◆ SET TASK
Repeat verbatim only the lines from the one with "Clone this diagram in TikZ." through the one with "(d2txt) at (73,216)", both ends kept. Pictures stay out.

[Data extracted from a collection]
◇ ◇ ◇
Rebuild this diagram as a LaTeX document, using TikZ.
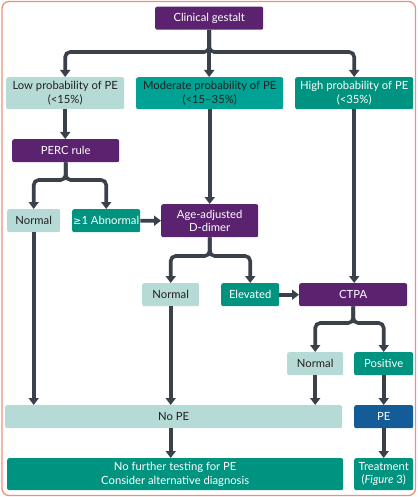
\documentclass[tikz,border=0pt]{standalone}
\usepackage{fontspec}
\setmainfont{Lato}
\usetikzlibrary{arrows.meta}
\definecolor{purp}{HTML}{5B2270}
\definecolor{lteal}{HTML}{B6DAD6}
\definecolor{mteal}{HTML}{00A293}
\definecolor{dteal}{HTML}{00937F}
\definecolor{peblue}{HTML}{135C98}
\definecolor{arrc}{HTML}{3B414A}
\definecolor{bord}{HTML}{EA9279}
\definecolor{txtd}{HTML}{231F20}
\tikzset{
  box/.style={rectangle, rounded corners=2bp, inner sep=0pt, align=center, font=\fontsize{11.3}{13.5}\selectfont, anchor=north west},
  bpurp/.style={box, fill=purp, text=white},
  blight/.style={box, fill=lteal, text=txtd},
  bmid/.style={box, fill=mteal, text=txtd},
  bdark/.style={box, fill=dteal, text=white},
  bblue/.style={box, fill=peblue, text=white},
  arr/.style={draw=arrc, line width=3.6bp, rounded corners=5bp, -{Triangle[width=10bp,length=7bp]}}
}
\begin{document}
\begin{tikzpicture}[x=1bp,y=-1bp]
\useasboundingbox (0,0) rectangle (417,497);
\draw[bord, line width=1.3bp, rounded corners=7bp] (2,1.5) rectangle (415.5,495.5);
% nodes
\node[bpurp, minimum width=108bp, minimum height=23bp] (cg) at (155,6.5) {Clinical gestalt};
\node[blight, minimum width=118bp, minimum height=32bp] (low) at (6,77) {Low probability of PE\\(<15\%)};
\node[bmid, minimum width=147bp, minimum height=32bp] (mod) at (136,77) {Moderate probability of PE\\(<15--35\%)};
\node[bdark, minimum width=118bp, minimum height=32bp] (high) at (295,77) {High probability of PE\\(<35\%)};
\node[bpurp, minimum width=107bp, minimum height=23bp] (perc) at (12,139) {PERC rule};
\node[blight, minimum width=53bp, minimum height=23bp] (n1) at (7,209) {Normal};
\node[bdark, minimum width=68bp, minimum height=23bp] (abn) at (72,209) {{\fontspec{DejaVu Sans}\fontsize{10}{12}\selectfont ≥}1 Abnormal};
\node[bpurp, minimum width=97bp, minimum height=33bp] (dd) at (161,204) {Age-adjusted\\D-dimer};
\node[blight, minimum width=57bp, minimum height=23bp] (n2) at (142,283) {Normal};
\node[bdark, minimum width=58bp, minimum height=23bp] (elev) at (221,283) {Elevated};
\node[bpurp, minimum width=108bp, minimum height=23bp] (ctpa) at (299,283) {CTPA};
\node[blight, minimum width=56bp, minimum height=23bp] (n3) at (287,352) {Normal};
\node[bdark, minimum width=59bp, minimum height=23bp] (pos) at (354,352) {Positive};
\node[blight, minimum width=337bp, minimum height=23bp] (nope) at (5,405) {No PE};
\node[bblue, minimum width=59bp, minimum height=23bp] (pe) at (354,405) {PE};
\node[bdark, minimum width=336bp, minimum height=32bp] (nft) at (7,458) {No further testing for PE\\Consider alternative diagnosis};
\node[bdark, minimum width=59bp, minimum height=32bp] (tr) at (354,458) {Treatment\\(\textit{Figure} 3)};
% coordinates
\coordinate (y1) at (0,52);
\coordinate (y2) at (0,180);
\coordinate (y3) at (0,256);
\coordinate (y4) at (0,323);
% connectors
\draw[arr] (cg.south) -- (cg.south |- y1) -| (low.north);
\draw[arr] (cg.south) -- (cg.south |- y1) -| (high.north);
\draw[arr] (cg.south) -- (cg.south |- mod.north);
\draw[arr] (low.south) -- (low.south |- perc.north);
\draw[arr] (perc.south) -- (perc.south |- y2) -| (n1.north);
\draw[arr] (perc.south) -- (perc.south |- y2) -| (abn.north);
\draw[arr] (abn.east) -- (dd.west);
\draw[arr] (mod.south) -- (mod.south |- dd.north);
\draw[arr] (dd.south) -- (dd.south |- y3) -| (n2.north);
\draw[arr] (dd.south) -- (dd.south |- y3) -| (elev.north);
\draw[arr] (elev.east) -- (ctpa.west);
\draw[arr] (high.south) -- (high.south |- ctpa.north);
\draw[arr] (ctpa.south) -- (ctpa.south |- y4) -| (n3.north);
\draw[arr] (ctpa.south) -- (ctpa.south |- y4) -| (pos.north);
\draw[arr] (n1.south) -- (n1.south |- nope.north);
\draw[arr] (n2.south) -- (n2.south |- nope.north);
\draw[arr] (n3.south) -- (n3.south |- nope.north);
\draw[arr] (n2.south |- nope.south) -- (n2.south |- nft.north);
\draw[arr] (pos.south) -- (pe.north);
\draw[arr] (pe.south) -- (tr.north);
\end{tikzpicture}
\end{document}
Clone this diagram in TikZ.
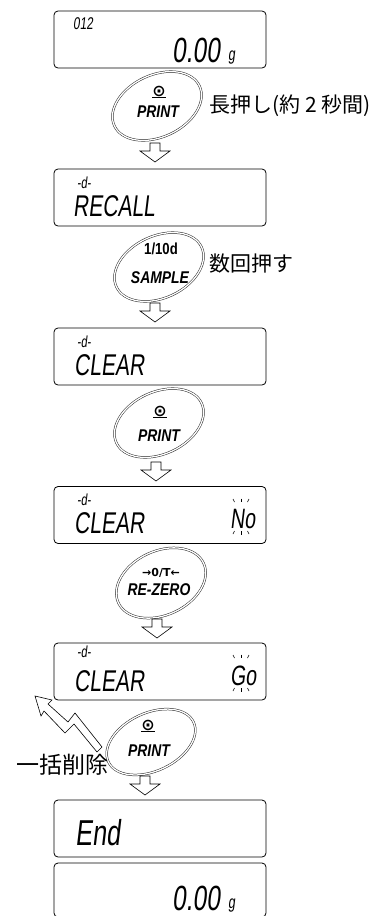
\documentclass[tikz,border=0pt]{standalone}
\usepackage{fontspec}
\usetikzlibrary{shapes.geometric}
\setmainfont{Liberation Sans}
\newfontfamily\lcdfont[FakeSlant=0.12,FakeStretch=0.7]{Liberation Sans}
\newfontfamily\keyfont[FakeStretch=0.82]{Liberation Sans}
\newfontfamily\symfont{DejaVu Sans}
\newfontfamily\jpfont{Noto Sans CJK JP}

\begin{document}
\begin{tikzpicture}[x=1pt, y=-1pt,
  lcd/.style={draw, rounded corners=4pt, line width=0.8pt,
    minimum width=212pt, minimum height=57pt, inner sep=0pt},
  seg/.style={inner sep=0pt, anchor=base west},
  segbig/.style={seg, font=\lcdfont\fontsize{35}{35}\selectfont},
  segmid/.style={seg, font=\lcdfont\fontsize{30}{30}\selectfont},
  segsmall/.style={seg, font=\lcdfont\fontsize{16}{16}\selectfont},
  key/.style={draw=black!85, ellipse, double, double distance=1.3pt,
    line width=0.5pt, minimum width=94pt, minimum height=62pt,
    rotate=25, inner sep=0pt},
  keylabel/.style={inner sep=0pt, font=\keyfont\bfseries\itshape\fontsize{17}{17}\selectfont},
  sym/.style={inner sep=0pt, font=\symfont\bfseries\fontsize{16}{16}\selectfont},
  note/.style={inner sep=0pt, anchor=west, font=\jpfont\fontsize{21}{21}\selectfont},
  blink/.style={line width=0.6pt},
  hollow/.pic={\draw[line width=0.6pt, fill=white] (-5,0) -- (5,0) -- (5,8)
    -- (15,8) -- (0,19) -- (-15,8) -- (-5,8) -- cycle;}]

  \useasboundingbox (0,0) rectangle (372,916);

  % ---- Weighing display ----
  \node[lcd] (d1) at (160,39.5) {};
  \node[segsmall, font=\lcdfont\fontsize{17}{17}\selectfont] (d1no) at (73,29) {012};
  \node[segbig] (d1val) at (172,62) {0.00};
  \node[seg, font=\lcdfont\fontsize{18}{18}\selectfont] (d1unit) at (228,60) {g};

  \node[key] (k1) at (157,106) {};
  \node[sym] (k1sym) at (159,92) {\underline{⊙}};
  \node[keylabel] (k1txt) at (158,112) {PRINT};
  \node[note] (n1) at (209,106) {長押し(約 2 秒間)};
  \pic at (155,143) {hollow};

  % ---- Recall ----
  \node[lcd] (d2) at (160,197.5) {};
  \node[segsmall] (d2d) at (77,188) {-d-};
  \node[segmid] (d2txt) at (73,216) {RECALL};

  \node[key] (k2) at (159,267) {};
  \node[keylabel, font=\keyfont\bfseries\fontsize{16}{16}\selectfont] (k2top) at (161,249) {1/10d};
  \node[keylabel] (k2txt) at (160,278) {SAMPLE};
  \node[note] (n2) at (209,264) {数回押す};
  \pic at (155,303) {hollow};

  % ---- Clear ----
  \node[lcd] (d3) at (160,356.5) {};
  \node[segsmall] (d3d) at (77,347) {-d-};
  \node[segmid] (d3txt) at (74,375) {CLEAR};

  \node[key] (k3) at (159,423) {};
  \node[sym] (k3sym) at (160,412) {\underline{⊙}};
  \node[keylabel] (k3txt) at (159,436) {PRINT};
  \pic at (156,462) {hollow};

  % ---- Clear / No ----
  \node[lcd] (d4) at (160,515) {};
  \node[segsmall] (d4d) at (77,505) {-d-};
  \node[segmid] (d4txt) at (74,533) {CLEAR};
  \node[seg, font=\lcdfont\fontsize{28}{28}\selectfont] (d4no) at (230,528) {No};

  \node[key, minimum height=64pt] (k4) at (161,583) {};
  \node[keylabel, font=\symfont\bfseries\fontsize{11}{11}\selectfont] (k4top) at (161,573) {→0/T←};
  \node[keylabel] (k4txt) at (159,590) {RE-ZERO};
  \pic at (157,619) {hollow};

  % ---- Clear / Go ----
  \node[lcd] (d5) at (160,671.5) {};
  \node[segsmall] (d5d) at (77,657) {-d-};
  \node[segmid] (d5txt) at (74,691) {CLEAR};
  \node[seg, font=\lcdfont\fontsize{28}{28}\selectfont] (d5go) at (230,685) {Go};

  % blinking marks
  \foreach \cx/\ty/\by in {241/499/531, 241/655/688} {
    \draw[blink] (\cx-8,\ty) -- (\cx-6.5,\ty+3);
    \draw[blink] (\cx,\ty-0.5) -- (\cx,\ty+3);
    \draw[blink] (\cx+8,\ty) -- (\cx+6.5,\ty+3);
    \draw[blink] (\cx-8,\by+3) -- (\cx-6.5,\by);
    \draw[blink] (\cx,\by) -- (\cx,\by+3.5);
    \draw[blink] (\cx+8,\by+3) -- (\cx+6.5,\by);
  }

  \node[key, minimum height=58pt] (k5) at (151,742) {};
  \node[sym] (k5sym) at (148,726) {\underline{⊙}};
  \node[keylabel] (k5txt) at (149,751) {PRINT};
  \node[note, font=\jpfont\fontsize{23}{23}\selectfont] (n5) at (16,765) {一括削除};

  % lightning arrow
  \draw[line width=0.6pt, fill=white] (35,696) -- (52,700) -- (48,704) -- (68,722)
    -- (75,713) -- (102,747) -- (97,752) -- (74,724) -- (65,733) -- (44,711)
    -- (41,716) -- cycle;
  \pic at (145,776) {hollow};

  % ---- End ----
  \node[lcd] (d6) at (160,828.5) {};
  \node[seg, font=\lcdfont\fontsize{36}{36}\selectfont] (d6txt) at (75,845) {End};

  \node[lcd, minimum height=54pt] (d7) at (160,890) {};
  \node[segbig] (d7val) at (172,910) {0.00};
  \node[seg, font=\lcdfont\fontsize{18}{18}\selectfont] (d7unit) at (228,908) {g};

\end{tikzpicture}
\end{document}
◇ ◇ ◇
◆ PROBLEM SOLUTION
Clone this diagram in TikZ.
\documentclass[tikz,border=0pt]{standalone}
\usepackage{fontspec}
\usetikzlibrary{shapes.geometric}
\setmainfont{Liberation Sans}
\newfontfamily\lcdfont[FakeSlant=0.12,FakeStretch=0.7]{Liberation Sans}
\newfontfamily\keyfont[FakeStretch=0.82]{Liberation Sans}
\newfontfamily\symfont{DejaVu Sans}
\newfontfamily\jpfont{Noto Sans CJK JP}

\begin{document}
\begin{tikzpicture}[x=1pt, y=-1pt,
  lcd/.style={draw, rounded corners=4pt, line width=0.8pt,
    minimum width=212pt, minimum height=57pt, inner sep=0pt},
  seg/.style={inner sep=0pt, anchor=base west},
  segbig/.style={seg, font=\lcdfont\fontsize{35}{35}\selectfont},
  segmid/.style={seg, font=\lcdfont\fontsize{30}{30}\selectfont},
  segsmall/.style={seg, font=\lcdfont\fontsize{16}{16}\selectfont},
  key/.style={draw=black!85, ellipse, double, double distance=1.3pt,
    line width=0.5pt, minimum width=94pt, minimum height=62pt,
    rotate=25, inner sep=0pt},
  keylabel/.style={inner sep=0pt, font=\keyfont\bfseries\itshape\fontsize{17}{17}\selectfont},
  sym/.style={inner sep=0pt, font=\symfont\bfseries\fontsize{16}{16}\selectfont},
  note/.style={inner sep=0pt, anchor=west, font=\jpfont\fontsize{21}{21}\selectfont},
  blink/.style={line width=0.6pt},
  hollow/.pic={\draw[line width=0.6pt, fill=white] (-5,0) -- (5,0) -- (5,8)
    -- (15,8) -- (0,19) -- (-15,8) -- (-5,8) -- cycle;}]

  \useasboundingbox (0,0) rectangle (372,916);

  % ---- Weighing display ----
  \node[lcd] (d1) at (160,39.5) {};
  \node[segsmall, font=\lcdfont\fontsize{17}{17}\selectfont] (d1no) at (73,29) {012};
  \node[segbig] (d1val) at (172,62) {0.00};
  \node[seg, font=\lcdfont\fontsize{18}{18}\selectfont] (d1unit) at (228,60) {g};

  \node[key] (k1) at (157,106) {};
  \node[sym] (k1sym) at (159,92) {\underline{⊙}};
  \node[keylabel] (k1txt) at (158,112) {PRINT};
  \node[note] (n1) at (209,106) {長押し(約 2 秒間)};
  \pic at (155,143) {hollow};

  % ---- Recall ----
  \node[lcd] (d2) at (160,197.5) {};
  \node[segsmall] (d2d) at (77,188) {-d-};
  \node[segmid] (d2txt) at (73,216) {RECALL};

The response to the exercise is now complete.